**Aim of the task**
Transcribe the listing exactly, leaving out every picture.

##### Record list #####

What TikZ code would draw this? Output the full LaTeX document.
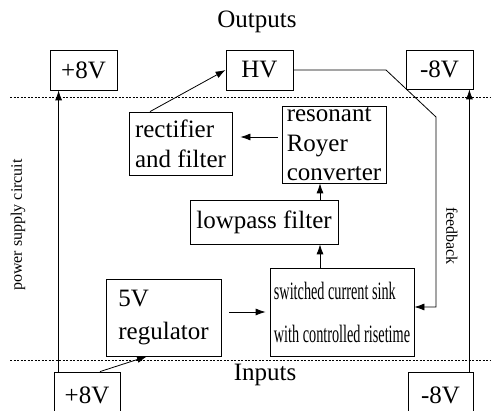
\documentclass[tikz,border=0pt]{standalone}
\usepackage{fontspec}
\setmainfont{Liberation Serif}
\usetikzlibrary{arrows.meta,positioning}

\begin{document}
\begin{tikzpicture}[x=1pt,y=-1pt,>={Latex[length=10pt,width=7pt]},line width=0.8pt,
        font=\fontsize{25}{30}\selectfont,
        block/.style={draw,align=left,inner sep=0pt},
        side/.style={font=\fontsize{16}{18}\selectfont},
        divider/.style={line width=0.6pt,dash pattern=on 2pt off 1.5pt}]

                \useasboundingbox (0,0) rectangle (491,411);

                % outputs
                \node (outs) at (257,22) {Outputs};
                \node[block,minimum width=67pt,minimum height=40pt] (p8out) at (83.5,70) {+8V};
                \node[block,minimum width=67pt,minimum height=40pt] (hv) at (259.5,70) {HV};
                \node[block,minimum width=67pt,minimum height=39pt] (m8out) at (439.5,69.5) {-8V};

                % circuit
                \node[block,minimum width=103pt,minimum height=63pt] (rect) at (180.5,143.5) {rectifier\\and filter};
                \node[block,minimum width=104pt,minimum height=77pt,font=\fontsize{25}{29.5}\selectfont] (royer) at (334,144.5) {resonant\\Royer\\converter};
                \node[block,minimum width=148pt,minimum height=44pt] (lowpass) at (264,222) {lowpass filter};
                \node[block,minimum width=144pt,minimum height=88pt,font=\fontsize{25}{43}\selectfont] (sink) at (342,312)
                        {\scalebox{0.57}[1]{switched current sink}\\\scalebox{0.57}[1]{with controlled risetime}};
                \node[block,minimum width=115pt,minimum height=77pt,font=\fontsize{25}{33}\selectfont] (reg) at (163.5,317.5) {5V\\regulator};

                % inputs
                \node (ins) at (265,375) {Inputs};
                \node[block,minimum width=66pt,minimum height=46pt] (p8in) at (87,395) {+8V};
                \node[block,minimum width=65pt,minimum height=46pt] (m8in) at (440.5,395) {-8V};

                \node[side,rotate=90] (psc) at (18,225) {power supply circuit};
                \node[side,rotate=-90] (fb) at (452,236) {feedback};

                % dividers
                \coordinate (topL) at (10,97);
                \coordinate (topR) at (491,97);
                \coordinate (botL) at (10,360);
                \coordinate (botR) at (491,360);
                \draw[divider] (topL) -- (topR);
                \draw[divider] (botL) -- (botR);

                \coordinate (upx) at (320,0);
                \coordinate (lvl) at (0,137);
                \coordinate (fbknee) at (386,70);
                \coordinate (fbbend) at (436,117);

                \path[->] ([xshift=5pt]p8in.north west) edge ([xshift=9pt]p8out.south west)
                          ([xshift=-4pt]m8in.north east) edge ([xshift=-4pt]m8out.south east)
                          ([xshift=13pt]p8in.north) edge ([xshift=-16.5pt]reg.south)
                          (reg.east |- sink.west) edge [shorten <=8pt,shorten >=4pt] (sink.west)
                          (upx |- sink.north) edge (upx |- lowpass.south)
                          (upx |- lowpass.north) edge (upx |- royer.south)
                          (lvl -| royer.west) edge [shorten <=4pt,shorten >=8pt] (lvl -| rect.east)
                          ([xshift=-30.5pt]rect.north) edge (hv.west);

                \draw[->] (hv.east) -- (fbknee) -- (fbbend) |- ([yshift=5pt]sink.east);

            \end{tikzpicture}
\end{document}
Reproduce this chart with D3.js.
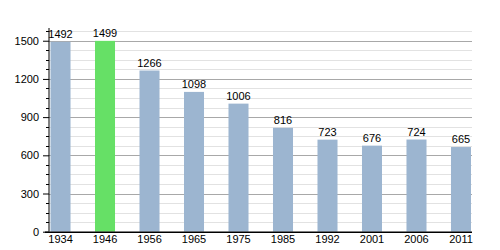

#####

**Output of the exercise**
What TikZ code would draw this? Output the full LaTeX document.
\documentclass[tikz,border=0pt]{standalone}
\usepackage{fontspec}
\setmainfont{Liberation Serif}
\usetikzlibrary{arrows.meta,positioning}

\begin{document}
\begin{tikzpicture}[x=1pt,y=-1pt,>={Latex[length=10pt,width=7pt]},line width=0.8pt,
        font=\fontsize{25}{30}\selectfont,
        block/.style={draw,align=left,inner sep=0pt},
        side/.style={font=\fontsize{16}{18}\selectfont},
        divider/.style={line width=0.6pt,dash pattern=on 2pt off 1.5pt}]

                \useasboundingbox (0,0) rectangle (491,411);

                % outputs
                \node (outs) at (257,22) {Outputs};
                \node[block,minimum width=67pt,minimum height=40pt] (p8out) at (83.5,70) {+8V};
                \node[block,minimum width=67pt,minimum height=40pt] (hv) at (259.5,70) {HV};
                \node[block,minimum width=67pt,minimum height=39pt] (m8out) at (439.5,69.5) {-8V};

                % circuit
                \node[block,minimum width=103pt,minimum height=63pt] (rect) at (180.5,143.5) {rectifier\\and filter};
                \node[block,minimum width=104pt,minimum height=77pt,font=\fontsize{25}{29.5}\selectfont] (royer) at (334,144.5) {resonant\\Royer\\converter};
                \node[block,minimum width=148pt,minimum height=44pt] (lowpass) at (264,222) {lowpass filter};
                \node[block,minimum width=144pt,minimum height=88pt,font=\fontsize{25}{43}\selectfont] (sink) at (342,312)
                        {\scalebox{0.57}[1]{switched current sink}\\\scalebox{0.57}[1]{with controlled risetime}};
                \node[block,minimum width=115pt,minimum height=77pt,font=\fontsize{25}{33}\selectfont] (reg) at (163.5,317.5) {5V\\regulator};

                % inputs
                \node (ins) at (265,375) {Inputs};
                \node[block,minimum width=66pt,minimum height=46pt] (p8in) at (87,395) {+8V};
                \node[block,minimum width=65pt,minimum height=46pt] (m8in) at (440.5,395) {-8V};

                \node[side,rotate=90] (psc) at (18,225) {power supply circuit};
                \node[side,rotate=-90] (fb) at (452,236) {feedback};

                % dividers
                \coordinate (topL) at (10,97);
                \coordinate (topR) at (491,97);
                \coordinate (botL) at (10,360);
                \coordinate (botR) at (491,360);
                \draw[divider] (topL) -- (topR);
                \draw[divider] (botL) -- (botR);

                \coordinate (upx) at (320,0);
                \coordinate (lvl) at (0,137);
                \coordinate (fbknee) at (386,70);
                \coordinate (fbbend) at (436,117);

                \path[->] ([xshift=5pt]p8in.north west) edge ([xshift=9pt]p8out.south west)
                          ([xshift=-4pt]m8in.north east) edge ([xshift=-4pt]m8out.south east)
                          ([xshift=13pt]p8in.north) edge ([xshift=-16.5pt]reg.south)
                          (reg.east |- sink.west) edge [shorten <=8pt,shorten >=4pt] (sink.west)
                          (upx |- sink.north) edge (upx |- lowpass.south)
                          (upx |- lowpass.north) edge (upx |- royer.south)
                          (lvl -| royer.west) edge [shorten <=4pt,shorten >=8pt] (lvl -| rect.east)
                          ([xshift=-30.5pt]rect.north) edge (hv.west);

                \draw[->] (hv.east) -- (fbknee) -- (fbbend) |- ([yshift=5pt]sink.east);

            \end{tikzpicture}
\end{document}
Reproduce this chart with D3.js.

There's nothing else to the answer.